Johnny Swift is a British diplomat.
He is not a spy, or at least he does not start out that way and he would never aspire to be one; however exciting it might seem at time, it also sounded dangerous and that is something he would naturally avoid. That might sound to some that Swift is a bit of a coward and that is not what I want to convey. On the other hand, Swift is never one to demonstrate anything one might call exceptional bravery.
If one were to search for adjectives to describe this beginner diplomatic clerk, a word like young jumps out as does brash. After only a moment more considering, additional terms like lecherous and foolhardy would pop up as well. Thinking a bit more and considering what we quickly learn of his behaviour, we would probably come across degenerate and disgraceful and duplicitous.
Those are all mostly derogatory, of course. There are some not so demeaning. Handsome, playful, carefree, glib, personable. Those are positive ways that Swift possesses just as he has the less than pleasant traits. Suave, smooth, flirtatious - those two. And resourceful. And darned lucky.
We follow the interesting 'career' (note the quotes) of Swift starting when that man is 19 years old. The century is almost that age, the activities we watch him perform starting in 1914 just before the disastrous assassination which will bring about the Great War. We get an excellent look at his considered thought processes in the very opening pages of the first recorded adventure as Swift sits at a roulette table and places another soon-to-be losing wager on 19. It almost lands there but then doesn't and Swift, seasoned gambler that he isn't, decides to redouble his bet on the same number because "statistically, he knew that his number would come up eventually". Was it good or bad that the money he had lost so far was not his but instead his supervisor's, Sir George, which he was to have deposited as he routinely did in that man's Swiss bank account?
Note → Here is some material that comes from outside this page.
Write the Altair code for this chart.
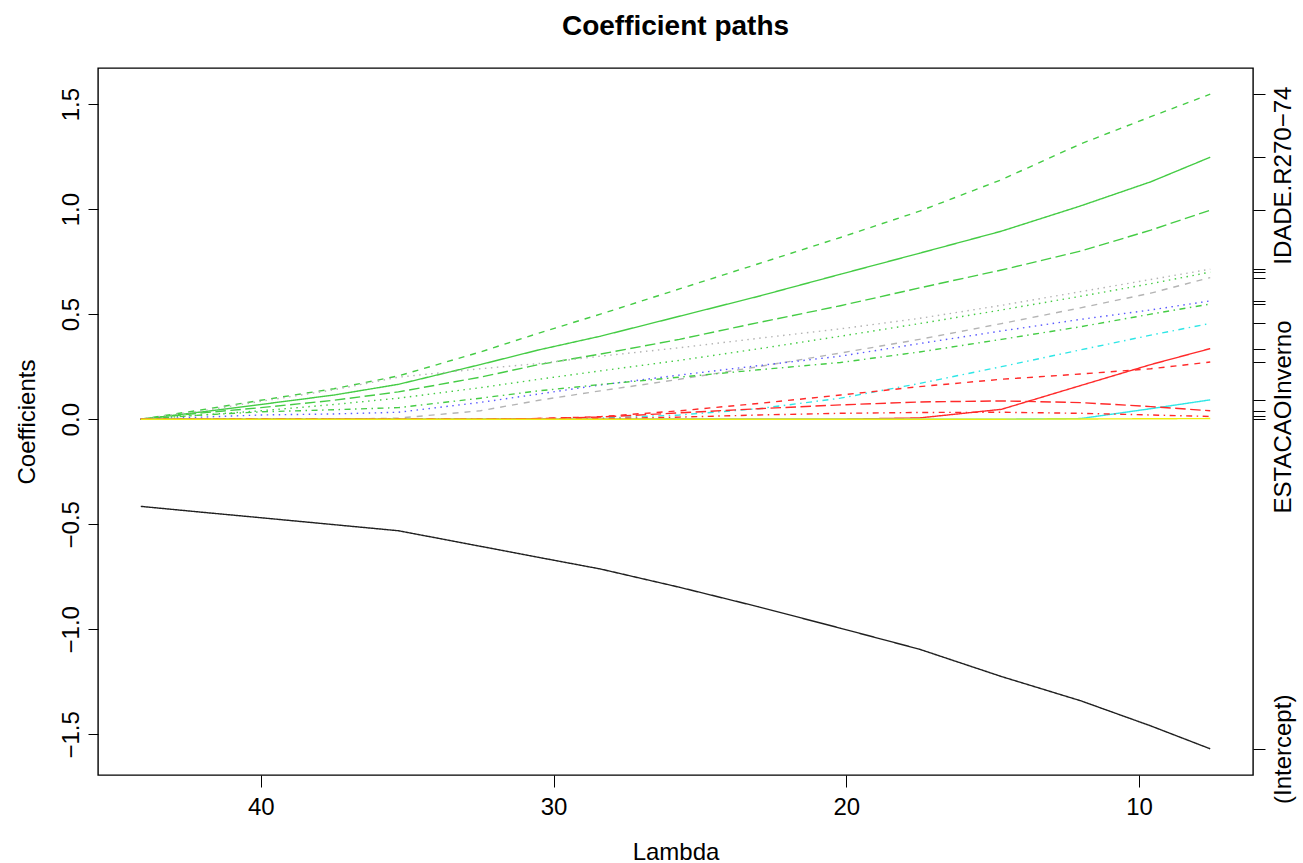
import altair as alt
import pandas as pd

# ---------------- data ----------------
lambdas = [44.1, 42.0, 40.0, 37.5, 35.3, 32.5, 30.5, 28.4, 25.7, 23.0, 20.2, 17.5, 14.7, 12.0, 9.6, 7.57]

intercept   = [-0.415, -0.443, -0.469, -0.502, -0.531, -0.605, -0.658, -0.713, -0.800, -0.893, -0.995, -1.095, -1.225, -1.340, -1.460, -1.569]
green_dash  = [0.0, 0.045, 0.090, 0.145, 0.206, 0.320, 0.410, 0.500, 0.620, 0.740, 0.865, 0.990, 1.140, 1.310, 1.440, 1.547]
green_solid = [0.0, 0.035, 0.070, 0.115, 0.166, 0.260, 0.330, 0.395, 0.490, 0.585, 0.690, 0.790, 0.895, 1.015, 1.130, 1.247]
green_long  = [0.0, 0.030, 0.055, 0.090, 0.130, 0.200, 0.260, 0.310, 0.380, 0.460, 0.540, 0.625, 0.710, 0.800, 0.900, 0.995]
gray_dot    = [0.0, 0.040, 0.085, 0.140, 0.200, 0.240, 0.265, 0.300, 0.340, 0.385, 0.430, 0.480, 0.542, 0.607, 0.665, 0.714]
green_dot   = [0.0, 0.020, 0.040, 0.070, 0.100, 0.150, 0.190, 0.230, 0.280, 0.335, 0.395, 0.455, 0.520, 0.585, 0.645, 0.700]
gray_dash   = [0.0, 0.0, 0.0, 0.0, 0.005, 0.040, 0.090, 0.135, 0.190, 0.250, 0.315, 0.380, 0.455, 0.530, 0.600, 0.674]
blue_dot    = [0.0, 0.010, 0.020, 0.025, 0.033, 0.080, 0.120, 0.163, 0.210, 0.255, 0.300, 0.360, 0.420, 0.475, 0.520, 0.563]
green_dd    = [0.0, 0.020, 0.035, 0.045, 0.055, 0.100, 0.135, 0.165, 0.200, 0.235, 0.270, 0.320, 0.380, 0.440, 0.500, 0.548]
cyan_dd     = [0.0, 0.0, 0.0, 0.0, 0.0, 0.0, 0.0, 0.005, 0.020, 0.050, 0.100, 0.170, 0.250, 0.330, 0.400, 0.456]
red_solid   = [0.0, 0.0, 0.0, 0.0, 0.0, 0.0, 0.0, 0.0, 0.0, 0.0, 0.0, 0.006, 0.047, 0.160, 0.260, 0.336]
red_dash    = [0.0, 0.0, 0.0, 0.0, 0.0, 0.0, 0.003, 0.012, 0.040, 0.075, 0.115, 0.155, 0.190, 0.215, 0.240, 0.272]
cyan_solid  = [0.0, 0.0, 0.0, 0.0, 0.0, 0.0, 0.0, 0.0, 0.0, 0.0, 0.0, 0.0, 0.0, 0.003, 0.050, 0.092]
red_long    = [0.0, 0.0, 0.0, 0.0, 0.0, 0.0, 0.003, 0.010, 0.030, 0.050, 0.068, 0.082, 0.087, 0.079, 0.060, 0.040]
red_dd      = [0.0, 0.0, 0.0, 0.0, 0.0, 0.0, 0.0, 0.002, 0.010, 0.020, 0.028, 0.032, 0.033, 0.028, 0.020, 0.013]
yellow      = [0.0, 0.0, 0.0, 0.0, 0.0, 0.0, 0.0, 0.0, 0.0, 0.0, 0.0, 0.0, 0.0, 0.001, 0.002, 0.003]

series_names = ["intercept", "green_dash", "green_solid", "green_long", "gray_dot", "green_dot",
                "gray_dash", "blue_dot", "green_dd", "cyan_dd", "red_solid", "red_dash",
                "cyan_solid", "red_long", "red_dd", "yellow"]
series_values = [intercept, green_dash, green_solid, green_long, gray_dot, green_dot,
                 gray_dash, blue_dot, green_dd, cyan_dd, red_solid, red_dash,
                 cyan_solid, red_long, red_dd, yellow]

# right-hand axis labels (only the ones R managed to draw)
right_labels = {"green_solid": "IDADE.R270\u221274", "red_dd": "ESTACAOInverno", "intercept": "(Intercept)"}

x_ticks = [10, 20, 30, 40]
y_ticks = [-1.5, -1.0, -0.5, 0.0, 0.5, 1.0, 1.5]

# ---------------- styles ----------------
GREEN, RED, CYAN, BLUE, GRAY, YELLOW, BLACK = "#45cc45", "#ff2a2a", "#2ee6e6", "#5a5aff", "#b4b4b4", "#eeee10", "#202020"
LTY1, LTY2, LTY3, LTY4, LTY5 = [1, 0], [6, 6], [1.5, 4.5], [1.5, 4.5, 6, 4.5], [10.5, 4.5]
style = {
    "intercept": (BLACK, LTY1), "green_dash": (GREEN, LTY2), "green_solid": (GREEN, LTY1),
    "green_long": (GREEN, LTY5), "gray_dot": (GRAY, LTY3), "green_dot": (GREEN, LTY3),
    "gray_dash": (GRAY, LTY2), "blue_dot": (BLUE, LTY3), "green_dd": (GREEN, LTY4),
    "cyan_dd": (CYAN, LTY4), "red_solid": (RED, LTY1), "red_dash": (RED, LTY2),
    "cyan_solid": (CYAN, LTY1), "red_long": (RED, LTY5), "red_dd": (RED, LTY4), "yellow": (YELLOW, LTY1),
}

rows = []
for name, vals in zip(series_names, series_values):
    for lam, v in zip(lambdas, vals):
        rows.append({"series": name, "lambda": lam, "coef": v})
df = pd.DataFrame(rows)

ends = pd.DataFrame({"series": series_names,
                     "lambda": [lambdas[-1]] * len(series_names),
                     "coef": [v[-1] for v in series_values]})
end_values = [v[-1] for v in series_values]

# R-style 4% range extension
lo, hi = min(lambdas), max(lambdas)
xdom = [lo - 0.04 * (hi - lo), hi + 0.04 * (hi - lo)]
allv = [x for s in series_values for x in s]
ylo, yhi = min(allv), max(allv)
ydom = [ylo - 0.04 * (yhi - ylo), yhi + 0.04 * (yhi - ylo)]

FONT = "Liberation Sans"

x_enc = alt.X("lambda:Q",
              scale=alt.Scale(domain=xdom, reverse=True, nice=False, zero=False),
              axis=alt.Axis(values=x_ticks, format="d", title="Lambda", grid=False, domain=False,
                            tickSize=12, tickColor="black", labelColor="black", labelFontSize=24,
                            labelFont=FONT, labelPadding=8, titleFont=FONT, titleFontSize=24,
                            titleFontWeight="normal", titleColor="black", titleX=577.5, titleY=84,
                            titleAlign="center", titleBaseline="alphabetic", labelFlush=False))

lines = alt.Chart(df).mark_line(strokeWidth=1.4, clip=True).encode(
    x=x_enc,
    y=alt.Y("coef:Q",
            scale=alt.Scale(domain=ydom, nice=False, zero=False),
            axis=alt.Axis(values=y_ticks, format=".1f", title="Coefficients", grid=False, domain=False,
                          orient="left", tickSize=10, tickColor="black", labelColor="black",
                          labelFontSize=24, labelFont=FONT, labelAngle=270, labelAlign="center",
                          labelBaseline="alphabetic", labelPadding=10, labelFlush=False,
                          titleFont=FONT, titleFontSize=24, titleFontWeight="normal", titleColor="black",
                          titleAngle=270, titleX=-64, titleY=353.5, titleAlign="center",
                          titleBaseline="alphabetic")),
    color=alt.Color("series:N", scale=alt.Scale(domain=series_names, range=[style[n][0] for n in series_names]),
                    legend=None),
    strokeDash=alt.StrokeDash("series:N", scale=alt.Scale(domain=series_names,
                                                          range=[style[n][1] for n in series_names]),
                              legend=None),
)

expr = ""
for name, lab in right_labels.items():
    v = ends.loc[ends.series == name, "coef"].iloc[0]
    expr += f"datum.value == {v} ? '{lab}' : "
expr += "''"
idade_val = ends.loc[ends.series == "green_solid", "coef"].iloc[0]

right = alt.Chart(ends).mark_point(opacity=0).encode(
    x=x_enc,
    y=alt.Y("coef:Q",
            scale=alt.Scale(domain=ydom, nice=False, zero=False),
            axis=alt.Axis(values=end_values, labelExpr=expr, title=None, grid=False, domain=False,
                          orient="right", tickSize=12, tickColor="black", labelColor="black",
                          labelFontSize=24, labelFont=FONT, labelAngle=270, labelAlign="center",
                          labelBaseline="top", labelPadding=6, labelFlush=False, labelOverlap=False,
                          labelBound=False, labelLimit=600,
                          labelOffset={"condition": {"test": f"datum.value == {idade_val}", "value": 18},
                                       "value": 0})),
)

chart = alt.layer(lines, right).resolve_scale(y="independent").properties(
    width=1155, height=707,
    title=alt.TitleParams("Coefficient paths", font=FONT, fontSize=28, fontWeight="bold",
                          color="black", anchor="middle", offset=5, baseline="alphabetic",
                          frame="group"),
    autosize=alt.AutoSizeParams(type="none"),
    padding={"left": 98, "top": 68, "right": 50, "bottom": 88},
).configure(background="white").configure_view(stroke="black", strokeWidth=1.4)

chart.save("out.html", embed_options={"renderer": "svg", "actions": False})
The foolishness of his gambling, followed immediately with a daliance with Sir George's young, beautiful wife, would be just part of the reason why, when someone was needed for a dangerous undercover job infiltrating a pack of murderous, undisciplined nihilists whose recklessness might start a war, Sir George thinks of Swift.
And that is how Swift, a diplomat, becomes Swift, a clandestine operative. Believe me, it wasn't his choice.